Copenhagen, the much touted and criticised climate gathering of 2010, demonstrated the green standpoint of most nations. In particular, it was an eye opener to the increased green importance levied in India and China.
As a developing nation, India has much at stake in the current sustainability paradigm. The global focus on resource depletion has no doubt awakened the Indian consciousness to the need to protect and preserve resources. This is of increased importance in a nation where 400 million households are still without electricity, while the government and industry looks to secure CDM status and carbon credits for harnessing solar or biomass energy.
Traditionally, green campaigns in India have largely been centred around World Environment Day or Earth Day, promoted by NGOs. The issues discussed have revolved around increased air and water pollution levels. The Delhi government took a commendable step forward in 2002, with a move towards installing public buses with CNG (compressed natural gas) fuel. This was not only a landmark in terms of green consciousness, but the supporting campaign ushered in an era of green communications.
Since then, the emergence of corporate responsibility by virtue of multi-national and global corporations has come of age. This started with ‘tokenistic’ campaigns such as the maintenance of small green areas, or tie ups with NGOs for environmental and social contributions. Only in recent times, has business woken to the concept of inculcating ‘green’ thought in all its business practices. The communication and motivation of this green thought still rests in building favourable corporate reputation through green credentials.
Green consumer behaviour in India is still limited to the upper middle class or upper socio-economic strata. Consumers are now conscious about their green value of their purchases, which has been aided by successful communication campaigns. India is a price sensitive market, and thus marketers face the challenge to promote their green focus as a substantial value addition. Furthermore, with the diverse socio-economic, geographic and seasonal variations, consumer preferences and attitudes differ from North to South and East to West. Therefore, marketers sometimes have to present their ‘green’ ideas with an underlying relevant social cause.
An early and successful example of such ‘focused’ communication is a campaign by Unilever, for their detergent brand ‘Surf Excel Quick Wash’. Launched in 2005, this was initially a regional campaign for the state of Tamil Nadu, which faced acute water shortages. The campaign introduced Surf Excel’s Quick Wash variety, which produced lesser foam and thus, required lesser water for rinsing. Ultimately, this translated in lesser water usage (and wastage!), which struck a chord with the water thirsty state. There was also an economic undercurrent, as the residents paid a premium for each bucket of water they used. The brand chose a well known South Indian actress and activist as the face of their campaign. Following the success of the brand’s launch in this state, the brand rolled out their national campaign on similar lines. The company roped in well recognised national activist Shabana Azmi for their campaign, with the tagline ‘Ab do bucket paani rozaana hai bachana’ (Now we have to save two buckets of water everyday). Watch the TV commercial at: http://www.youtube.com/watch?v=GL62PHbKK4g
This ad demonstrates that green credentials are not enough to promote a product, but also need a more relevant consumer ‘connect’. In a country with a growing number of millionaires and increasing personal disposable income, consumers are more likely to spend their growing wealth on a higher standard of living. In other words, this translates to ‘buying more, spending more, wasting more’.

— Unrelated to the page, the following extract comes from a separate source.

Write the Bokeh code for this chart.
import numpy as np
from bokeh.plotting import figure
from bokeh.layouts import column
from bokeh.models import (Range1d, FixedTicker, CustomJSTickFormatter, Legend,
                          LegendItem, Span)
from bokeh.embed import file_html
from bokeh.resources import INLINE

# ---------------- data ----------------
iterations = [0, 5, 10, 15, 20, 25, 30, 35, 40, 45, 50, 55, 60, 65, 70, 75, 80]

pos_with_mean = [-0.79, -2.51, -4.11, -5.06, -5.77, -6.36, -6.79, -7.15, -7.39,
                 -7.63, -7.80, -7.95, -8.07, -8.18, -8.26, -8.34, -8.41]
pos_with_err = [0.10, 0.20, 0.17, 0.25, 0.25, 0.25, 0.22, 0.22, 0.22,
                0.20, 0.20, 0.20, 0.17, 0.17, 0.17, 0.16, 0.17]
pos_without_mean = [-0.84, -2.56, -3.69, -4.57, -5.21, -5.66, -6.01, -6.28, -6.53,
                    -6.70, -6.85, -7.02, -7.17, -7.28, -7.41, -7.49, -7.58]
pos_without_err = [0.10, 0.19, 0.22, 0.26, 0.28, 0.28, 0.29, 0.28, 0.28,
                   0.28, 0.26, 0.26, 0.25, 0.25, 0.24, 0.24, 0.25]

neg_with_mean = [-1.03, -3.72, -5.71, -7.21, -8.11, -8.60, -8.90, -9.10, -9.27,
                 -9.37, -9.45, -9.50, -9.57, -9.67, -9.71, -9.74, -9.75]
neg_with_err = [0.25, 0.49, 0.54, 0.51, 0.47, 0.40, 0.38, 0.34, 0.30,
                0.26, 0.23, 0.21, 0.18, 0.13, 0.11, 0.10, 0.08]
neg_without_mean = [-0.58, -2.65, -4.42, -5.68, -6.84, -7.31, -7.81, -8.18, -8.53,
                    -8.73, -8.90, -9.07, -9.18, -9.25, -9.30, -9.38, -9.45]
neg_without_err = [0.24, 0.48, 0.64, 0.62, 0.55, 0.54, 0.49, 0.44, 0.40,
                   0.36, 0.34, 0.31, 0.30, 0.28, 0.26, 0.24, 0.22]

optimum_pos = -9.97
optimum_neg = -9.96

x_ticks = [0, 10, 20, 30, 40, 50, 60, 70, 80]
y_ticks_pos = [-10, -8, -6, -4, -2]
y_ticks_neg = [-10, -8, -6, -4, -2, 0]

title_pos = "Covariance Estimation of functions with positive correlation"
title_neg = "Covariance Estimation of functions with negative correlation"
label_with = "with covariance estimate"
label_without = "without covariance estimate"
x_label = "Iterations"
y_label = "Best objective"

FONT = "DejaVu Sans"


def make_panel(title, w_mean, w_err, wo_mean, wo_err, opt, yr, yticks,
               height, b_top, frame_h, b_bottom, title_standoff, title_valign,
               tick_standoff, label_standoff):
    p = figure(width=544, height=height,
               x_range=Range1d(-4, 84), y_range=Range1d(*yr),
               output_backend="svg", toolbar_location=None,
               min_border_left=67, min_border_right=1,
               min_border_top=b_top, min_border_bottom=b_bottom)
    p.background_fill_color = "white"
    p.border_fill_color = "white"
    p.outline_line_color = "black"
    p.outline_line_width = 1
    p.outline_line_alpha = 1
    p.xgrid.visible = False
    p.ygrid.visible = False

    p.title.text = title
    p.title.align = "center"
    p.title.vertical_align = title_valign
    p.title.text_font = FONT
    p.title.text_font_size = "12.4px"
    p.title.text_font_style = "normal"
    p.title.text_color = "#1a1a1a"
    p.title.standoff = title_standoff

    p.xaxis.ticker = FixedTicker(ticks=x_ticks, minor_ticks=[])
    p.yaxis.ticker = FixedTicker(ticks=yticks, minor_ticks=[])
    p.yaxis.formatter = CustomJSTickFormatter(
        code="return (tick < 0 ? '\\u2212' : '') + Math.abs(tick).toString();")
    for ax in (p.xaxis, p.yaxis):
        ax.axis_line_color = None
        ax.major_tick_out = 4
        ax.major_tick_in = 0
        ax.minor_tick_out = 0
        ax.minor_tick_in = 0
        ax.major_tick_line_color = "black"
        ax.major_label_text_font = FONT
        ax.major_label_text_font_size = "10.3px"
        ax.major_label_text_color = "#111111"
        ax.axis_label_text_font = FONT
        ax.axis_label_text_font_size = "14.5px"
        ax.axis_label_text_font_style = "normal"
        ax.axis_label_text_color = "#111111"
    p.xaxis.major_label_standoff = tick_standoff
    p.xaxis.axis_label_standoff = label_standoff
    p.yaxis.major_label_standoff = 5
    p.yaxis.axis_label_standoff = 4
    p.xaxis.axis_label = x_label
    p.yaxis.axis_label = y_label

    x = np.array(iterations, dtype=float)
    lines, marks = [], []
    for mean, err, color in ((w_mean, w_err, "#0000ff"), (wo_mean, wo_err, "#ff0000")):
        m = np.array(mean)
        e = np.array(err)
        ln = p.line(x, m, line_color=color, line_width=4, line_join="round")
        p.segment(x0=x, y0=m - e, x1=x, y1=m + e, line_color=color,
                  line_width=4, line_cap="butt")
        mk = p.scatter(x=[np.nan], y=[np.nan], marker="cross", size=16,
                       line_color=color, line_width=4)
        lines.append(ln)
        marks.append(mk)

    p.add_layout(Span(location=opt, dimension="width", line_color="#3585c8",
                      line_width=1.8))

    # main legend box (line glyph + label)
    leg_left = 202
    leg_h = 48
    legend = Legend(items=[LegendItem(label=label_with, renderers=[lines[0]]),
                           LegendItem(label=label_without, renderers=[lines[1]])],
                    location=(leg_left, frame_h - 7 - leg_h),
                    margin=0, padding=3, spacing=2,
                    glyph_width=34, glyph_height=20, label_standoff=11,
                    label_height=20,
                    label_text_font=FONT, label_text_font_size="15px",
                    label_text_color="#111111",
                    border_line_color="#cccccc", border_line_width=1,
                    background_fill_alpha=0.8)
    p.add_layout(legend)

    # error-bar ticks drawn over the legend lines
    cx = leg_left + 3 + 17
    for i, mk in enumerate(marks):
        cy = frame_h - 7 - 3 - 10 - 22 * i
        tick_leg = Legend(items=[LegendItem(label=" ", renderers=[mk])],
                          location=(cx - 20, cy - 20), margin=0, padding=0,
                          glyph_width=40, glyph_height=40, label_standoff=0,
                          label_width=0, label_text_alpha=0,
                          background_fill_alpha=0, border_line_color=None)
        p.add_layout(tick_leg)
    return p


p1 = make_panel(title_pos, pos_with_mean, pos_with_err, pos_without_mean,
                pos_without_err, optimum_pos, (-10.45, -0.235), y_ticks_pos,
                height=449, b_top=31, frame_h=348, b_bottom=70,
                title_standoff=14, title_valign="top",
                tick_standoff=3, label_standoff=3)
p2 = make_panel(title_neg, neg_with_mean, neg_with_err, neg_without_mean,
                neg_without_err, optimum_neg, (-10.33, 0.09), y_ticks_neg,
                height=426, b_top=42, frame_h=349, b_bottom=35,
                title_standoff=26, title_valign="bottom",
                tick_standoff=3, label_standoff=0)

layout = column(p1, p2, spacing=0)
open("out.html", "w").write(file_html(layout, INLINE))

One of the bigger moves in the environmentally conscious consumption reflects the technology sector. India has been a dumping ground for e-waste, and now companies such as Nokia and HCL have launched initiatives to take back obsolete technology, and recycle them as possible. However, this concept is finding slow acceptance with consumers – for the moment.
While business focuses on green as a means of enhancing their brand image, it is the public sector and NGOs that are the forefront of campaigns towards actual change. One of the best campaigns (and very innovative) was a recent campaign by a charity situated in Bangalore, India by the name of ‘Trees for Free’. The organisation launched a very interesting outdoor marketing campaign, through Ogilvy, which showcased the many benefits of trees, and thus encourage tree plantation. Their campaign included suspending star burst shaped cut outs from trees in the largest and most popular park in the city. They also used existing logged wood to create fund raising boxes, which were then situated in various locations in the city, as in the picture above. Needless to say – they got the message across. For more information and pictures of their campaign, visit their Flickr photostream.
Communication agencies in India are waking up to the challenge of promoting green campaigns, and the need to tie them into larger causes. Interestingly though, the media itself has been responsible for the increased consciousness about the green consumer thought. Currently, communications agencies, together with businesses, agencies, NGOs and the public sector, have enabled some progress into green consumerism. However, there is still some way to go before Indian consumers give the ‘green light’ to accepting higher priced organic and fair trade goods.